Gibraltar's border with Spain will remain open following the end of the Brexit transition period after the UK and European Union agreed a draft deal.
The Rock’s status was not covered in the trade agreement reached by Boris Johnson on Christmas Eve, prompting concerns about what would happen when the transition period ends at 11pm on Thursday.
Gibraltar, whose sovereignty is disputed by Spain and Britain, will remain subject to the rule of the free-travel Schengen area, Spain’s foreign minister said.
Arancha Gonzalez Laya announced that the “agreement in principle” means people in Gibraltar “can breathe a sigh of relief”.
She said that further details on the agreement would be published in the New Year.
Foreign Secretary Dominic Raab said: “Today, working side by side with the Chief Minister of Gibraltar, and following intensive discussions with the Spanish government, we reached agreement on a political framework to form the basis of a separate treaty between the UK and the EU regarding Gibraltar.
"We will now send this to the European Commission, in order to initiate negotiations on the formal treaty.
“In the meantime, all sides are committed to mitigating the effects of the end of the transition period on Gibraltar, and in particular ensure border fluidity, which is clearly in the best interests of the people living on both sides.

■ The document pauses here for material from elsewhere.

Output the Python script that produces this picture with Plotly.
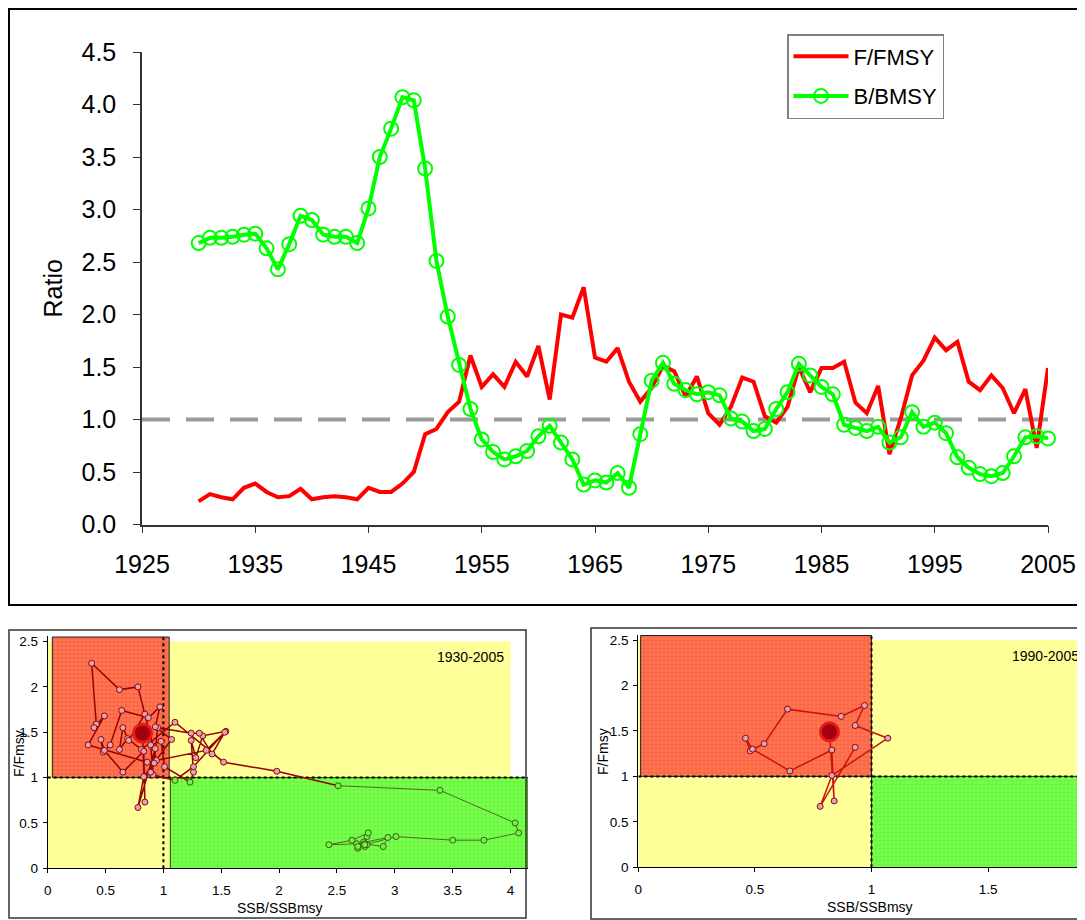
import numpy as np
import plotly.graph_objects as go

years = list(range(1930, 2006))

f_fmsy = [0.22, 0.29, 0.26, 0.24, 0.35, 0.39, 0.31, 0.26, 0.27, 0.34,
          0.24, 0.26, 0.27, 0.26, 0.24, 0.35, 0.31, 0.31, 0.39, 0.50,
          0.86, 0.91, 1.07, 1.17, 1.61, 1.31, 1.43, 1.31, 1.55, 1.41,
          1.70, 1.19, 2.00, 1.97, 2.26, 1.59, 1.55, 1.68, 1.36, 1.17,
          1.30, 1.51, 1.46, 1.22, 1.41, 1.06, 0.95, 1.12, 1.40, 1.36,
          1.03, 0.97, 1.12, 1.50, 1.26, 1.49, 1.49, 1.55, 1.16, 1.06,
          1.32, 0.67, 1.01, 1.42, 1.56, 1.78, 1.66, 1.74, 1.36, 1.28,
          1.42, 1.30, 1.06, 1.29, 0.73, 1.49]

b_bmsy = [2.68, 2.73, 2.73, 2.74, 2.76, 2.77, 2.63, 2.43, 2.67, 2.94,
          2.90, 2.76, 2.74, 2.74, 2.68, 3.01, 3.50, 3.77, 4.07, 4.04,
          3.39, 2.51, 1.98, 1.52, 1.10, 0.81, 0.69, 0.62, 0.65, 0.70,
          0.84, 0.94, 0.78, 0.62, 0.38, 0.42, 0.40, 0.49, 0.35, 0.86,
          1.37, 1.54, 1.34, 1.28, 1.24, 1.26, 1.23, 1.01, 0.98, 0.89,
          0.91, 1.10, 1.26, 1.53, 1.42, 1.31, 1.24, 0.95, 0.92, 0.89,
          0.93, 0.78, 0.83, 1.07, 0.93, 0.97, 0.87, 0.64, 0.54, 0.48,
          0.46, 0.49, 0.65, 0.83, 0.84, 0.82]

REF = 1.0          # F/Fmsy = 1 and B/Bmsy = 1
GREEN_END = 1951   # early trajectory drawn in olive
RECENT_START = 1990

FONT = "Liberation Sans, Arial, sans-serif"
W, H = 1085, 920
OFF = 8  # page margin around the plot div


def px(x):
    return (x - OFF) / W


def py(y):
    return 1 - (y - OFF) / H


def rect(x0, x1, y0, y1):
    return [x0, x1, x1, x0, x0], [y0, y0, y1, y1, y0]


def label(text, x, y, angle=0):
    return dict(text=text, xref="paper", yref="paper", x=px(x), y=py(y),
                xanchor="center", yanchor="middle", textangle=angle,
                showarrow=False, font=dict(size=14))


yr = np.array(years)
F = np.array(f_fmsy)
B = np.array(b_bmsy)

fig = go.Figure()

# ---- top panel: time series ----
fig.add_trace(go.Scatter(x=[1925, 2005], y=[REF, REF], mode="lines",
                         line=dict(color="#999999", width=4, dash="28px,16px"),
                         showlegend=False, hoverinfo="skip"))
fig.add_trace(go.Scatter(x=years, y=f_fmsy, mode="lines", name="F/FMSY",
                         line=dict(color="#FF0000", width=4), legendgroup="f"))
fig.add_trace(go.Scatter(x=years, y=b_bmsy, mode="lines+markers", name="B/BMSY",
                         line=dict(color="#00FF00", width=4), legendgroup="b",
                         marker=dict(symbol="circle", size=14, color="rgba(0,0,0,0)",
                                     line=dict(color="#00FF00", width=2)),
                         cliponaxis=False))

# ---- phase plots ----
red_pat = dict(shape="+", size=4, solidity=0.3, fgcolor="#E82A18", bgcolor="#FF7A55")
green_pat = dict(shape="+", size=4, solidity=0.3, fgcolor="#22E000", bgcolor="#80FF55")


def phase_panel(xa, ya, xmax, red_box, green_box, sel, line_red):
    x, y = rect(0, min(xmax, 4.0), 0, 2.5)
    fig.add_trace(go.Scatter(x=x, y=y, xaxis=xa, yaxis=ya, fill="toself", mode="none",
                             fillcolor="#FFFF99", showlegend=False, hoverinfo="skip"))
    x, y = rect(*red_box)
    fig.add_trace(go.Scatter(x=x, y=y, xaxis=xa, yaxis=ya, fill="toself", mode="lines",
                             line=dict(color="#222222", width=1), fillpattern=red_pat,
                             fillcolor="#FF7A55", showlegend=False, hoverinfo="skip"))
    x, y = rect(*green_box)
    fig.add_trace(go.Scatter(x=x, y=y, xaxis=xa, yaxis=ya, fill="toself", mode="lines",
                             line=dict(color="#224400", width=1), fillpattern=green_pat,
                             fillcolor="#80FF55", showlegend=False, hoverinfo="skip"))
    # reference lines
    fig.add_trace(go.Scatter(x=[REF, REF], y=[0, 2.56], xaxis=xa, yaxis=ya, mode="lines",
                             line=dict(color="black", width=2, dash="dot"),
                             showlegend=False, hoverinfo="skip"))
    fig.add_trace(go.Scatter(x=[0, xmax], y=[REF, REF], xaxis=xa, yaxis=ya, mode="lines",
                             line=dict(color="black", width=2, dash="dot"),
                             showlegend=False, hoverinfo="skip"))

    ys, fs, bs = yr[sel], F[sel], B[sel]
    early = ys <= GREEN_END
    if early.any():
        fig.add_trace(go.Scatter(x=bs[early], y=fs[early], xaxis=xa, yaxis=ya, mode="lines",
                                 line=dict(color="#4D6B1F", width=1),
                                 showlegend=False, hoverinfo="skip"))
    late = ys >= GREEN_END
    fig.add_trace(go.Scatter(x=bs[late], y=fs[late], xaxis=xa, yaxis=ya, mode="lines",
                             line=dict(color=line_red, width=1.5),
                             showlegend=False, hoverinfo="skip"))
    in_green = (bs > REF) & (fs < REF)
    good = in_green.copy()
    good[-1] = False
    bad = ~in_green
    bad[-1] = False
    fig.add_trace(go.Scatter(x=bs[good], y=fs[good], xaxis=xa, yaxis=ya, mode="markers",
                             marker=dict(size=6, color="#77EE55",
                                         line=dict(color="#336600", width=1)),
                             showlegend=False, text=ys[good]))
    fig.add_trace(go.Scatter(x=bs[bad], y=fs[bad], xaxis=xa, yaxis=ya, mode="markers",
                             marker=dict(size=6, color="#D8A8B8",
                                         line=dict(color="#990000", width=1)),
                             showlegend=False, text=ys[bad]))
    # latest year
    fig.add_trace(go.Scatter(x=[bs[-1]], y=[fs[-1]], xaxis=xa, yaxis=ya, mode="markers",
                             marker=dict(size=18, color="#A00010",
                                         line=dict(color="#E81818", width=3)),
                             showlegend=False, text=[ys[-1]]))


phase_panel("x2", "y2", 4.15, (0.04, 1.05, REF, 2.55), (1.06, 4.15, -0.01, REF),
            yr >= 1930, "#990000")
phase_panel("x3", "y3", 1.95, (0.01, REF, REF, 2.55), (REF, 1.95, -0.01, REF),
            yr >= RECENT_START, "#CC1111")

small_axis = dict(showgrid=False, zeroline=False, showline=True, linecolor="black",
                  linewidth=1, ticks="outside", ticklen=4, tickcolor="black",
                  dtick=0.5, tick0=0, tickfont=dict(size=13.5, color="black"),
                  automargin=False)

fig.update_layout(
    width=W, height=H,
    margin=dict(l=0, r=0, t=0, b=0, autoexpand=False),
    paper_bgcolor="white", plot_bgcolor="rgba(0,0,0,0)",
    font=dict(family=FONT, color="black"),
    xaxis=dict(domain=[px(142), px(1048)], range=[1925, 2005], tick0=1925, dtick=10,
               showgrid=False, zeroline=False, showline=True, linecolor="#333333",
               linewidth=1.5, ticks="outside", ticklen=7, tickcolor="#333333",
               tickfont=dict(size=25), ticklabelstandoff=10, anchor="y", automargin=False),
    yaxis=dict(domain=[py(524.5), py(52)], range=[0, 4.5], dtick=0.5, tickformat=".1f",
               showgrid=False, zeroline=False, showline=True, linecolor="#333333",
               linewidth=1.5, ticks="outside", ticklen=7, tickcolor="#333333",
               tickfont=dict(size=25), ticklabelstandoff=12, automargin=False,
               title=dict(text="Ratio", font=dict(size=25), standoff=12), anchor="x"),
    xaxis2=dict(domain=[px(47.7), px(527.9)], range=[0, 4.15], anchor="y2",
                ticklabelstandoff=5, **small_axis),
    yaxis2=dict(domain=[py(868.3), py(636.1)], range=[0, 2.56], anchor="x2",
                ticklabelstandoff=2, **small_axis),
    xaxis3=dict(domain=[px(638.3), 1], range=[0, 1.95], anchor="y3",
                ticklabelstandoff=5, **small_axis),
    yaxis3=dict(domain=[py(867.3), py(634.6)], range=[0, 2.56], anchor="x3",
                ticklabelstandoff=2, **small_axis),
    legend=dict(x=px(787), y=py(34), xanchor="left", yanchor="top",
                bordercolor="#808080", borderwidth=1.5, bgcolor="white",
                font=dict(size=22), tracegroupgap=8, traceorder="grouped",
                itemwidth=55),
    shapes=[
        dict(type="rect", xref="paper", yref="paper", x0=px(9), x1=px(1083),
             y0=py(605), y1=py(9), line=dict(color="black", width=2)),
        dict(type="rect", xref="paper", yref="paper", x0=px(9), x1=px(526),
             y0=py(918), y1=py(630), line=dict(color="#333333", width=1.5)),
        dict(type="rect", xref="paper", yref="paper", x0=px(591), x1=px(1110),
             y0=py(919), y1=py(628), line=dict(color="#333333", width=1.5)),
    ],
    annotations=[
        label("1930-2005", 470, 657),
        label("1990-2005", 1045, 656),
        label("F/Fmsy", 19, 754, -90),
        label("SSB/SSBmsy", 280, 908),
        label("F/Fmsy", 603, 752, -90),
        label("SSB/SSBmsy", 870, 907),
    ],
)

fig.write_html("out.html")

“We remain steadfast in our support for Gibraltar and its sovereignty. I am grateful to (Spanish) Foreign Minister Laya and her team for their positive and constructive approach.
"We have a warm and strong relationship with Spain, and we look forward to building on it in 2021.”
Prime Minister Boris Johnson said he “wholeheartedly" welcomes the agreement.
“The UK has always been, and will remain, totally committed to the protection of the interests of Gibraltar and its British sovereignty,” he tweeted.
In the Brexit referendum, 96% of voters in Gibraltar supported remaining in the European Union.
Officials from Madrid and London had until 11pm in the UK - when the Brexit separation comes into force - to find an agreement.
The territory was ceded to Britain in 1713, but Spain maintains its claim to sovereignty over it. That dispute has occasionally flared.